# sub in marysville, and columbus ohio



## J&M Lawncare (Nov 21, 2003)

I live in the Marysville area and will travel to Columbus to sub. I work 4:30-1:00am but could have the truck manned in a big event.

98 ram 1500 W/ 7.6 snoway and a quad for log sidewalks. payup


----------



## gt_racer50 (Dec 4, 2003)

Hey J
Either nobody in the Cols area needs help or no one other than you and I from the area belongs to this site?


----------



## J&M Lawncare (Nov 21, 2003)

*subbin'*

I guess. I have called the major lawncare outfits and supposedly will get to work with them. I still don't have a route book (they said i would get one) and of course there's no snow!!!

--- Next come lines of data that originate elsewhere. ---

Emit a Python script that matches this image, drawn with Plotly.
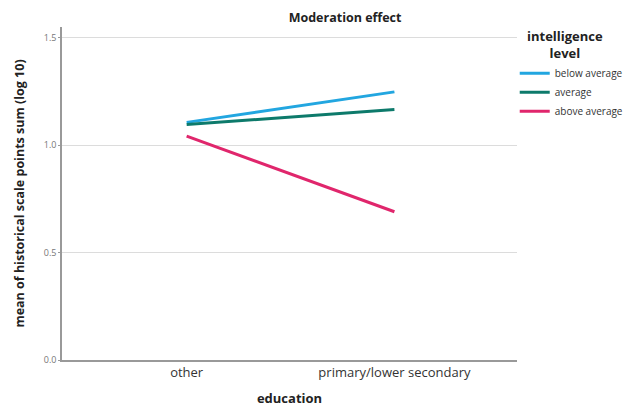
import plotly.graph_objects as go

categories = ["other", "primary/lower secondary"]
series_names = ["below average", "average", "above average"]
below_average = [1.106, 1.248]
average = [1.096, 1.166]
above_average = [1.042, 0.690]
y_ticks = [0.0, 0.5, 1.0, 1.5]
y_tick_labels = ["0.0", "0.5", "1.0", "1.5"]
legend_title = "intelligence<br>level"

colors = ["#22a6e0", "#0d7a6b", "#e0266c"]
values = [below_average, average, above_average]

fig = go.Figure()
for name, vals, c in zip(series_names, values, colors):
    fig.add_trace(go.Scatter(x=[0, 1], y=vals, mode="lines", name=name,
                             line=dict(color=c, width=3)))

font_family = "Open Sans, sans-serif"
fig.update_layout(
    width=632, height=408,
    margin=dict(l=62, r=115, t=27, b=48, autoexpand=False),
    paper_bgcolor="white", plot_bgcolor="white",
    font=dict(family=font_family, color="#222"),
    title=dict(text="<b>Moderation effect</b>", x=0.546, xanchor="center",
               y=0.958, yanchor="middle", font=dict(size=12.5, color="#222")),
    showlegend=True,
    legend=dict(x=0.995, xanchor="left", y=0.905, yanchor="top",
                font=dict(size=10, color="#333"),
                itemwidth=30, tracegroupgap=0, bgcolor="rgba(0,0,0,0)"),
    xaxis=dict(range=[-0.6, 1.59], tickvals=[0, 1], ticktext=categories,
               showgrid=False, zeroline=False, showline=True,
               linecolor="#999", linewidth=1.5, ticks="",
               tickfont=dict(size=13, color="#333"),
               title=dict(text="<b>education</b>", font=dict(size=13, color="#222"),
                          standoff=14)),
    yaxis=dict(range=[0, 1.55], tickvals=y_ticks, ticktext=y_tick_labels,
               showgrid=True, gridcolor="#dcdcdc", gridwidth=1,
               zeroline=False, showline=True, linecolor="#999", linewidth=1.5,
               ticks="outside", ticklen=2, tickcolor="#999",
               tickfont=dict(size=9, color="#777"),
               title=dict(text="<b>mean of historical scale points sum (log 10)</b>",
                          font=dict(size=12.5, color="#222"), standoff=16)),
    annotations=[dict(text="<b>" + legend_title + "</b>", xref="paper", yref="paper",
                      x=1.105, y=0.946, xanchor="center", yanchor="middle",
                      align="center", showarrow=False,
                      font=dict(size=13, color="#222"))],
)

fig.write_html("out.html")
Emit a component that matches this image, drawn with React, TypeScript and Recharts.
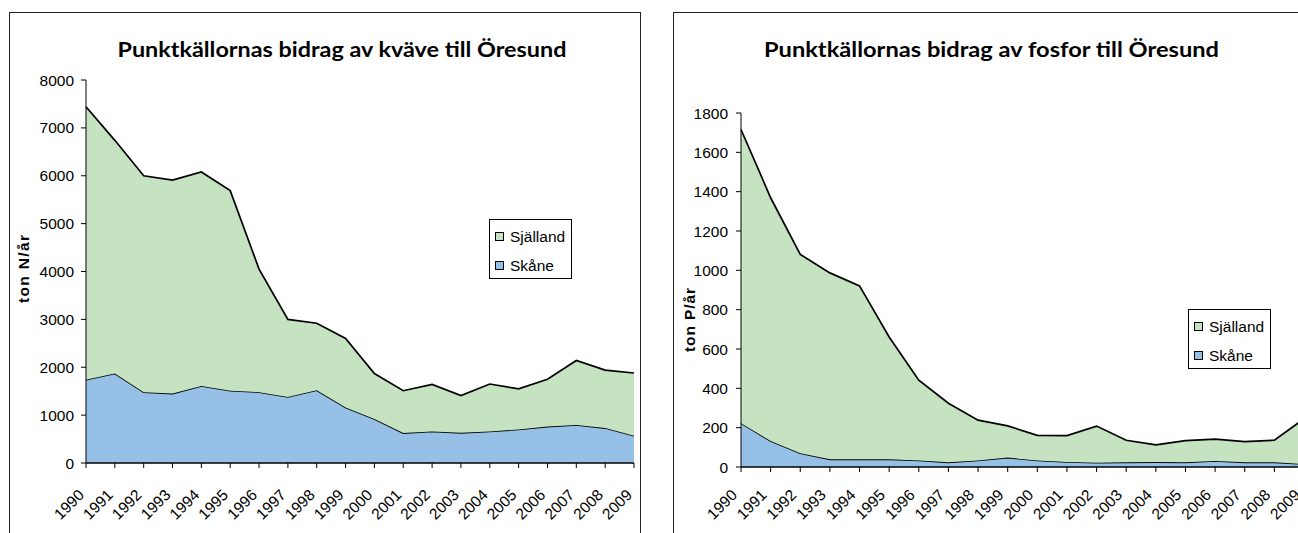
import React from 'react';
import { AreaChart, Area, XAxis, YAxis, Legend } from 'recharts';

const years = ['1990','1991','1992','1993','1994','1995','1996','1997','1998','1999','2000','2001','2002','2003','2004','2005','2006','2007','2008','2009'];

// Kväve (ton N/år)
const nSkane = [1740, 1870, 1480, 1450, 1610, 1510, 1480, 1380, 1520, 1160, 920, 625, 660, 630, 660, 700, 760, 795, 730, 570];
const nSjalland = [5700, 4870, 4520, 4460, 4470, 4180, 2570, 1620, 1400, 1440, 950, 885, 980, 780, 990, 850, 990, 1345, 1210, 1310];
const nTicks = [0, 1000, 2000, 3000, 4000, 5000, 6000, 7000, 8000];

// Fosfor (ton P/år)
const pSkane = [223, 132, 70, 39, 39, 39, 33, 24, 33, 48, 33, 26, 22, 24, 25, 24, 31, 24, 24, 15];
const pSjalland = [1493, 1237, 1011, 948, 882, 622, 408, 300, 205, 161, 128, 134, 186, 112, 88, 110, 111, 105, 112, 230];
const pTicks = [0, 200, 400, 600, 800, 1000, 1200, 1400, 1600, 1800];

const SKANE = 'Skåne';
const SJALLAND = 'Själland';
const fills: Record<string, string> = { [SKANE]: '#97C0E7', [SJALLAND]: '#C5E2C1' };

const nData = years.map((y, i) => ({ year: y, [SKANE]: nSkane[i], [SJALLAND]: nSjalland[i] }));
const pData = years.map((y, i) => ({ year: y, [SKANE]: pSkane[i], [SJALLAND]: pSjalland[i] }));

const ARIAL = '"Liberation Sans", Arial, sans-serif';
const FS = 15.5;

const makeXTick = (dx: number, dy: number) => (props: any) => {
  const { x, y, payload } = props;
  const ax = x + dx;
  const ay = y + dy;
  return (
    <text x={ax} y={ay} transform={`rotate(-45, ${ax}, ${ay})`} textAnchor="end" fontSize={FS} fontFamily={ARIAL} fill="#000">
      {payload.value}
    </text>
  );
};

const LegendBox = (props: any) => {
  const items = [SJALLAND, SKANE];
  return (
    <div style={{ width: 83, height: 60, border: '1px solid #000', background: '#fff', boxSizing: 'border-box', position: 'relative', fontFamily: ARIAL, fontSize: FS, color: '#000' }}>
      {items.map((name, i) => (
        <div key={name} style={{ position: 'absolute', left: 5, top: 12 + i * 28.5 - 4, height: 17, display: 'flex', alignItems: 'center', whiteSpace: 'nowrap' }}>
          <span style={{ width: 9, height: 9, border: '1px solid #000', background: fills[name], display: 'inline-block', boxSizing: 'border-box', marginRight: 6 }} />
          <span style={{ lineHeight: '17px' }}>{name}</span>
        </div>
      ))}
    </div>
  );
};

type PanelProps = {
  data: any[];
  ticks: number[];
  max: number;
  left: number;
  width: number;
  top: number;
  yAxisWidth: number;
  xAxisHeight: number;
  tickMargin: number;
  xdx: number;
  xdy: number;
  legendLeft: number;
  legendTop: number;
};

const Panel = (p: PanelProps) => (
  <div style={{ position: 'absolute', left: p.left, top: 0 }}>
    <AreaChart width={p.width} height={533} data={p.data} margin={{ top: p.top, right: 10, bottom: 10, left: 0 }}>
      <XAxis
        dataKey="year"
        height={p.xAxisHeight}
        interval={0}
        tickSize={5}
        tickMargin={0}
        axisLine={{ stroke: '#000', strokeWidth: 1.5 }}
        tickLine={{ stroke: '#000' }}
        tick={makeXTick(p.xdx, p.xdy)}
      />
      <YAxis
        type="number"
        domain={[0, p.max]}
        ticks={p.ticks}
        interval={0}
        width={p.yAxisWidth}
        tickSize={5}
        tickMargin={p.tickMargin}
        axisLine={{ stroke: '#000' }}
        tickLine={{ stroke: '#000' }}
        tick={{ fontSize: FS, fontFamily: ARIAL, fill: '#000' }}
      />
      <Area type="linear" dataKey={SKANE} name={SKANE} stackId="a" stroke="#000" strokeWidth={1.7} fill={fills[SKANE]} fillOpacity={1} dot={false} activeDot={false} isAnimationActive={false} />
      <Area type="linear" dataKey={SJALLAND} name={SJALLAND} stackId="a" stroke="#000" strokeWidth={1.7} fill={fills[SJALLAND]} fillOpacity={1} dot={false} activeDot={false} isAnimationActive={false} />
      <Legend
        layout="horizontal"
        verticalAlign="middle"
        align="center"
        content={LegendBox}
        wrapperStyle={{ left: p.legendLeft, top: p.legendTop, width: 'auto', height: 'auto' }}
      />
    </AreaChart>
  </div>
);

export default function App() {
  return (
    <div style={{ position: 'fixed', left: 0, top: 0, width: 1298, height: 533, overflow: 'hidden', background: '#fff' }}>
      <svg width={1298} height={533} style={{ position: 'absolute', left: 0, top: 0 }}>
        <rect x={9.5} y={12.5} width={631} height={600} fill="#fff" stroke="#222" strokeWidth={1} />
        <rect x={673.5} y={12.5} width={638} height={600} fill="#fff" stroke="#222" strokeWidth={1} />
        <text x={117.5} y={57} fontFamily="Lato, sans-serif" fontWeight={700} fontSize={20} textLength={449} lengthAdjust="spacingAndGlyphs" fill="#000">
          Punktkällornas bidrag av kväve till Öresund
        </text>
        <text x={764} y={57} fontFamily="Lato, sans-serif" fontWeight={700} fontSize={20} textLength={455} lengthAdjust="spacingAndGlyphs" fill="#000">
          Punktkällornas bidrag av fosfor till Öresund
        </text>
        <text x={0} y={0} transform="translate(29, 269) rotate(-90)" textAnchor="middle" fontFamily={ARIAL} fontWeight={700} fontSize={FS} textLength={68} lengthAdjust="spacing" fill="#000">
          ton N/år
        </text>
        <text x={0} y={0} transform="translate(695, 320) rotate(-90)" textAnchor="middle" fontFamily={ARIAL} fontWeight={700} fontSize={FS} textLength={64} lengthAdjust="spacing" fill="#000">
          ton P/år
        </text>
      </svg>
      <Panel data={nData} ticks={nTicks} max={8000} left={0} width={644} top={80} yAxisWidth={86} xAxisHeight={60} tickMargin={7} xdx={-1} xdy={28} legendLeft={489} legendTop={219} />
      <Panel data={pData} ticks={pTicks} max={1800} left={650} width={664} top={113} yAxisWidth={91} xAxisHeight={56} tickMargin={8} xdx={-3} xdy={24} legendLeft={538} legendTop={309} />
    </div>
  );
}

Try calling around, and put an add in the paper bus. services section in the want adds.

Good luck


----------



## gt_racer50 (Dec 4, 2003)

Yea, I keep waiting on the snow, everybody else is getting some but us it seems. I have a dozen or so accts. of my own, so I'm not particulary looking to sub, however, I'm willing to help someone if they get in a jam.


----------



## LMR (Oct 27, 2003)

If you e-mail me with your info and requirements I have several accounts in dublin and N-I270 area I could use subs on. Ussually 3+ inches. Let me know.


----------



## rainair (Nov 11, 2003)

*Central and western Ohio brothers..and Sisters too*

hey I am looking for folks to go in on a website that we in the West and central Buckeye can put out and have a potential customers go to and also advertise in the media ... I have a techy on staff that will form it and put it out there but I am looking for others to go in on the cost of media ect 
Bill payup


----------